Women might have entered the nineteenth century corset-free but it was not to last. In our fourth and final class, we will explore the gradual return of fashion's artificiality as it emerged in the latter half of the 1820s and evolved within the early decades of Queen Victoria's reign which began in 1837. Ruling Great Britain for sixty-three years, the queen is perhaps most associated with the later years of her reign where she is depicted as regal, yet staunch and in perpetual mourning for her beloved husband Albert who died in 1861. But when she first came to the throne, she was just eighteen years of age. Under public scrutiny from the start, fashion played no small role in how the young queen navigated her new and critical role as head of one of the greatest military and colonial powers in the world. From popularizing bridal white to setting a standard for strict moral propriety in dress, we examine how Queen Victoria both shaped and reflected the changing fashions of a period of rapid technological innovation and change.
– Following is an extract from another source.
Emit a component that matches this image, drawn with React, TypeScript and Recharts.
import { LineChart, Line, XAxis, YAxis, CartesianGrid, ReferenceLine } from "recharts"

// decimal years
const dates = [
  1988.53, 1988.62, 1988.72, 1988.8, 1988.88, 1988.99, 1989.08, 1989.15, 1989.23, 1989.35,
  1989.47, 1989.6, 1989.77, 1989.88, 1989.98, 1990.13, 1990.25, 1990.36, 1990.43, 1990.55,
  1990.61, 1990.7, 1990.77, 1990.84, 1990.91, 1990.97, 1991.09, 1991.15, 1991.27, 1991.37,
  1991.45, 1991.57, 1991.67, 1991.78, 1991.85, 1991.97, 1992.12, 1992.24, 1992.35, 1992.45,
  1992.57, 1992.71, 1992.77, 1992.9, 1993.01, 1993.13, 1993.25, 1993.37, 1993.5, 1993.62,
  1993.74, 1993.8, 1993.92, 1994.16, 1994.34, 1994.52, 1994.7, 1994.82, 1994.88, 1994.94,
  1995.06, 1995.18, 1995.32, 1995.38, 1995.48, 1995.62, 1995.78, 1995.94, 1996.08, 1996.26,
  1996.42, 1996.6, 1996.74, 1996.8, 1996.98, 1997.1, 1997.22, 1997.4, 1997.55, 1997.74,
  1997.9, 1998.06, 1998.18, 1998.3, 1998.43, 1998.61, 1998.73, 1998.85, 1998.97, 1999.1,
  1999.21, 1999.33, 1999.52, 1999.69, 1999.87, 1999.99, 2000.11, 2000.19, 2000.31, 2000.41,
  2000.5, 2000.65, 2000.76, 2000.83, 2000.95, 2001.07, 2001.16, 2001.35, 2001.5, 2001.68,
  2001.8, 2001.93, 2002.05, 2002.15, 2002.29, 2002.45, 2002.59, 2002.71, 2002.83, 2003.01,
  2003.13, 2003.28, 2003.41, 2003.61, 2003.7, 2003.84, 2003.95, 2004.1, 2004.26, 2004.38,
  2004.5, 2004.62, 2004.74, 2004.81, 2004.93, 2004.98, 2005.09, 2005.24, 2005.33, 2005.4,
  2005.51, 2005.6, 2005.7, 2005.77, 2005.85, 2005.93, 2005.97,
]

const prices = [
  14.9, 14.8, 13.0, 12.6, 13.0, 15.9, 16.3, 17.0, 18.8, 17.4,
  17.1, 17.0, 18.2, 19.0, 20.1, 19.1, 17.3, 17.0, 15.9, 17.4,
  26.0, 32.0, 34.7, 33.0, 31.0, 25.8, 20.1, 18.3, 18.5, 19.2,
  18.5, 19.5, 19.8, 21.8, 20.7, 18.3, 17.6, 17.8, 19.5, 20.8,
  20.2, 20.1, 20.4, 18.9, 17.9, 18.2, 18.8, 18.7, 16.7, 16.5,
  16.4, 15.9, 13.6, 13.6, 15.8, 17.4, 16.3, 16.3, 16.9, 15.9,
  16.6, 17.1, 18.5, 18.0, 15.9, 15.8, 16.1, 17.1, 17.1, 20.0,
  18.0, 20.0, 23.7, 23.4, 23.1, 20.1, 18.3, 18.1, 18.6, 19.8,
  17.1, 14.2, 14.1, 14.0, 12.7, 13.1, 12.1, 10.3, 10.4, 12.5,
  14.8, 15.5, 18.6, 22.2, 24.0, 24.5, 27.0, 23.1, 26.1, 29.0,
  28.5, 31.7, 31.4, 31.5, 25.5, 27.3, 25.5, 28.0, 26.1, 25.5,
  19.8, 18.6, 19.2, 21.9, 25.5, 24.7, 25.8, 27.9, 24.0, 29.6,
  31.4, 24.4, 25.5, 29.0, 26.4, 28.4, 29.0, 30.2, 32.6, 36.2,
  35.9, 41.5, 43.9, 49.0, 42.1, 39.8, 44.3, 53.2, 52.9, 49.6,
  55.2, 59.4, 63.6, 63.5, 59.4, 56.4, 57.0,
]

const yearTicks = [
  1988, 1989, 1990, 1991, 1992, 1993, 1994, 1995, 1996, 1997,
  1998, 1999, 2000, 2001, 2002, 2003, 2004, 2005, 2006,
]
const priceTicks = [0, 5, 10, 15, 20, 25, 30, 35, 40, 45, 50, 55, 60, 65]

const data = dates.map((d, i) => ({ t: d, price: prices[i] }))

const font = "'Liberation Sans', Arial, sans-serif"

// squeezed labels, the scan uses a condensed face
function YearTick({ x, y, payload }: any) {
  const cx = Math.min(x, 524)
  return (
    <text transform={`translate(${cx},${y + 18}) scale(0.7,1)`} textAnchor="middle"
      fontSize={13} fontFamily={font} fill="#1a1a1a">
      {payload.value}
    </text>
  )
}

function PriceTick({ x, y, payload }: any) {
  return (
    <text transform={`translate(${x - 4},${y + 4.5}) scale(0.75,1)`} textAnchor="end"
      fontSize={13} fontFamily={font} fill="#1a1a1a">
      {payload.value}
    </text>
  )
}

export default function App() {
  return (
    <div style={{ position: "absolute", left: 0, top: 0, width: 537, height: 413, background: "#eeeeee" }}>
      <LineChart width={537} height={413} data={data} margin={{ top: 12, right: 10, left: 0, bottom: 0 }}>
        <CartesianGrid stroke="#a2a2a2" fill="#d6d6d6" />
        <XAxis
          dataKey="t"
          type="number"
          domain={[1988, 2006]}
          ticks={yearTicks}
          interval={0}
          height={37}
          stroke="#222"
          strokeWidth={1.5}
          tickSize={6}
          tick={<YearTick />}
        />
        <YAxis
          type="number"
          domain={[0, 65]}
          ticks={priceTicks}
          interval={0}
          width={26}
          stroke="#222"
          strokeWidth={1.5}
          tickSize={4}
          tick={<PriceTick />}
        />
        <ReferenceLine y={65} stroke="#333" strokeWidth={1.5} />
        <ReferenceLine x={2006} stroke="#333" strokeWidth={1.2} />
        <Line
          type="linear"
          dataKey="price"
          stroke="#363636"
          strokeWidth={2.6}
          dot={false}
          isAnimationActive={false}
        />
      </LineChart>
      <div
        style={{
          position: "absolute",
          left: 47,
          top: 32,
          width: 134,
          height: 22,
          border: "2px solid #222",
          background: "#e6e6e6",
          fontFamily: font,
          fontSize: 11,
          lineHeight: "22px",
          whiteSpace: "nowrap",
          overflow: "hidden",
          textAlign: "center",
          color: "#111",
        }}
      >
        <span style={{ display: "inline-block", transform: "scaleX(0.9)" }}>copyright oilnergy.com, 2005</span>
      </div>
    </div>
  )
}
Cassidy Zachary is a fashion historian, published author and professional podcaster. She is co-founder, creator and host of the podcast Dressed: The History of Fashion. She is also the founder of the popular blog turned Instagram account @The_Art_of_Dress where every week she shares her passion for fashion history with over 370,000 followers around the globe. In addition to co-authoring the book Fashion and the Art of Pochoir, she has contributed to numerous publications on fashion history and has lectured on the topic throughout the United States. Her work is cited in Vogue, The New York Times, and WWD among many publications.